Every region facing increasing changes
Many characteristics of climate change directly depend on the level of global warming, but what people experience is often very different to the global average. For example, warming over land is larger than the global average, and it is more than twice as high in the Arctic.
The report projects that in the coming decades climate changes will increase in all regions. For 1.5°C of global warming, there will be increasing heat waves, longer warm seasons and shorter cold seasons. At 2°C of global warming, heat extremes would more often reach critical tolerance thresholds for agriculture and health, the report shows.

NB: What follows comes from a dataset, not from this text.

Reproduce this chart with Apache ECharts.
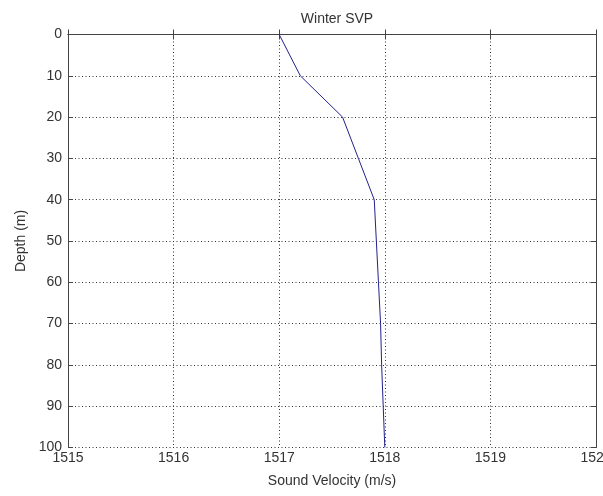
<!DOCTYPE html>
<html>
<head>
<meta charset="utf-8">
<script src="https://cdn.jsdelivr.net/npm/echarts@6/dist/echarts.min.js"></script>
<style>html,body{margin:0;padding:0;background:#fff;}#c{width:603px;height:496px;}</style>
</head>
<body>
<div id="c"></div>
<script>
const depths = [0, 10, 20, 30, 40, 50, 60, 70, 80, 90, 100];
const velocities = [1517.0, 1517.2, 1517.6, 1517.75, 1517.9, 1517.92, 1517.94, 1517.96, 1517.97, 1517.985, 1518.0];
const titleText = 'Winter SVP';
const xName = 'Sound Velocity (m/s)';
const yName = 'Depth (m)';

const chart = echarts.init(document.getElementById('c'), null, {renderer: 'canvas'});
const font = 'Liberation Sans, Arial, sans-serif';
const txt = '#333';
const lineCol = '#444';
const split = {show: true, lineStyle: {color: '#333', type: [1, 2.5], width: 1}};
chart.setOption({
  animation: false,
  backgroundColor: '#fff',
  title: {text: titleText, left: 332, top: 7, textAlign: 'center',
    textStyle: {fontFamily: font, fontSize: 14, fontWeight: 'normal', color: txt}},
  grid: {left: 68, right: 7, top: 34.5, bottom: 48.5, containLabel: false, outerBoundsMode: 'none'},
  xAxis: [
    {type: 'value', position: 'bottom', min: 1515, max: 1520, interval: 1,
     name: xName, nameLocation: 'middle', nameGap: 27,
     nameTextStyle: {fontFamily: font, fontSize: 14, color: txt},
     axisLine: {show: true, lineStyle: {color: lineCol, width: 1}},
     axisTick: {show: true, inside: true, length: 5, lineStyle: {color: lineCol}},
     axisLabel: {fontFamily: font, fontSize: 14, color: txt, margin: 4, showMaxLabel: true,
       formatter: v => String(v)},
     splitLine: split},
    {type: 'value', position: 'top', min: 1515, max: 1520, interval: 1,
     axisLine: {show: true, lineStyle: {color: lineCol, width: 1}},
     axisTick: {show: true, inside: true, length: 5, lineStyle: {color: lineCol}},
     axisLabel: {show: false}, splitLine: {show: false}}
  ],
  yAxis: [
    {type: 'value', position: 'left', inverse: true, min: 0, max: 100, interval: 10,
     name: yName, nameLocation: 'middle', nameGap: 40, nameRotate: 90,
     nameTextStyle: {fontFamily: font, fontSize: 14, color: txt},
     axisLine: {show: true, lineStyle: {color: lineCol, width: 1}},
     axisTick: {show: true, inside: true, length: 5, lineStyle: {color: lineCol}},
     axisLabel: {fontFamily: font, fontSize: 14, color: txt, margin: 6, formatter: v => String(v)},
     splitLine: split},
    {type: 'value', position: 'right', inverse: true, min: 0, max: 100, interval: 10,
     axisLine: {show: true, lineStyle: {color: lineCol, width: 1}},
     axisTick: {show: true, inside: true, length: 5, lineStyle: {color: lineCol}},
     axisLabel: {show: false}, splitLine: {show: false}}
  ],
  series: [{
    type: 'line', xAxisIndex: 0, yAxisIndex: 0,
    data: depths.map((d, i) => [velocities[i], d]),
    showSymbol: false, symbol: 'none',
    lineStyle: {color: '#22228e', width: 1}
  }]
});
</script>
</body>
</html>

But it is not just about temperature. Climate change is bringing multiple different changes in different regions – which will all increase with further warming. These include changes to wetness and dryness, to winds, snow and ice, coastal areas and oceans. For example:
Climate change is intensifying the water cycle. This brings more intense rainfall and associated flooding, as well as more intense drought in many regions. Climate change is affecting rainfall patterns. In high latitudes, precipitation is likely to increase, while it is projected to decrease over large parts of the subtropics. Changes to monsoon precipitation are expected, which will vary by region.
For the first time, the Sixth Assessment Report provides a more detailed regional assessment of climate change, including a focus on useful information that can inform risk assessment, adaptation, and other decision-making, and a new framework that helps translate physical changes in the climate – heat, cold, rain, drought, snow, wind, coastal flooding and more – into what they mean for society and ecosystems.
Human influence on the past and future climate
The new report also reflects major advances in the science of attribution – understanding the role of climate change in intensifying specific weather and climate events such as extreme heat waves and heavy rainfall events.
The report also shows that human actions still have the potential to determine the future course of climate. The evidence is clear that carbon dioxide (CO2) is the main driver of climate change, even as other greenhouse gases and air pollutants also affect the climate. Stabilizing the climate will require strong, rapid, and sustained reductions in greenhouse gas emissions, and reaching net zero CO2 emissions. Limiting other greenhouse gases and air pollutants will benefits both for health and the climate.